Is it safe?

It was the late 1980’s; I was in seminary trying to figure out if I was called into ministry. One weekend, Rita (my wife) and I decided to visit some family friends living in Watts, Calif. This couple and their two children had moved from a small farming village in Southern Manitoba to what was from my perspective, the extreme opposite, inner city Los Angeles – Watts. After class on Friday, we made the four-hour journey from Fresno, Calif., to Watts. Twenty years later, what stands out to me about this visit was a conversation we had in the back yard.

My question was simple, “Is this a safe place to live and raise a family?”

Their response was both simple and profound – “The safest place to be is in the middle of God’s will.”

I do not recall any other parts of that weekend, but the idea of safety in the middle of God’s will has stuck with me. I have been inspired and frustrated by this thought.

Ever since that afternoon, I having been trying to figure out God’s will for my life. Some things have been made clear. I have been called to love God and to love my neighbor. Feeding the hungry and caring about the needs of others fits in as well.

However, I have never been able to fully answer the “where” question. God, where do you want me to serve you? Should I move back to Canada or stay here in the U.S.? Is it OK for me to work among people who look like me, think like me and talk like me? Questions like these have been driven by my need to answer the “safety” question. I want to be a responsible husband and father. I want my family to be safe. I want my children to go to schools where they can grow and mature without having to experience fear.

After seminary, we moved to Denver to work in a nice safe suburban church. I worked with the youth who attended schools like Chatfield, Bear Creek and Columbine. During the three years I spent at this church, I learned two important lessons. First, safety is mostly an illusion. Bad stuff happens. Second, God was not calling me to be a suburban pastor. The suburbs need pastors – I was just not called to be one!

In the fall of 1994, I began my work at DOOR. Two years later, we sold our house in the suburbs and moved into the heart of the city.

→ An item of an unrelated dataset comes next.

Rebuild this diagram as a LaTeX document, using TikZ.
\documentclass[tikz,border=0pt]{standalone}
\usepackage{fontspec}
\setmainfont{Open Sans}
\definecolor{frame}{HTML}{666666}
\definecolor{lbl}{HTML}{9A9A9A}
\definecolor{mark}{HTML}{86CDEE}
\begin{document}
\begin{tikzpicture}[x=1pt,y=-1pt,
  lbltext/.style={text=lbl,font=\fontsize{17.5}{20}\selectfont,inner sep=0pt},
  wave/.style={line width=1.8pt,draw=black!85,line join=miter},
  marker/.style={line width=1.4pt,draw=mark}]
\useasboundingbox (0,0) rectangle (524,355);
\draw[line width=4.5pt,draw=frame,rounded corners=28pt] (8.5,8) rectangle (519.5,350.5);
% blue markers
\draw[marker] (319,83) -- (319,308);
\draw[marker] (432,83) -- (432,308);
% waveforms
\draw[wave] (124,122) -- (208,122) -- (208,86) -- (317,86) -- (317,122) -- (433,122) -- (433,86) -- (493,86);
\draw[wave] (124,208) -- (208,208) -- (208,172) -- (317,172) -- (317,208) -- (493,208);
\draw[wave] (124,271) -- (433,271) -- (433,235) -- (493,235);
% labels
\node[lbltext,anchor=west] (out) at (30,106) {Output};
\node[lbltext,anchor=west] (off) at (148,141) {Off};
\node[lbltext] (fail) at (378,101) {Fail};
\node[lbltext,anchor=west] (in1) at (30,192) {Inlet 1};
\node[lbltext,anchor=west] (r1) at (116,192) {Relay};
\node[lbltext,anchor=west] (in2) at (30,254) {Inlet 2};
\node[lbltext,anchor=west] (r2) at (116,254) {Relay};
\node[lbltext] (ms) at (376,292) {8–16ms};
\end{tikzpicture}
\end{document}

At the time, we had well meaning friends and neighbors who at best thought we were crazy and at worst thought we had become irresponsible parents for moving from a “safe” neighborhood into “that” neighborhood.

It was 12 years ago this spring that we moved into the house in “that” neighborhood. Has it always been safe? The honest answer is no – our cars and house have been broken into. Our boys have been picked on because of the color of their skin.

The answer does not end with no; the good has far outweighed the bad. Our neighbors (and friends), for the most part, do not look like us, they view the world from a completely different context and they are still learning English … we are a long way from talking the same! I still struggle with the safety question, but my 15-year journey from the suburbs to the city has yielded some unexpected fruit – contentment with where I live and being where God wants me to be.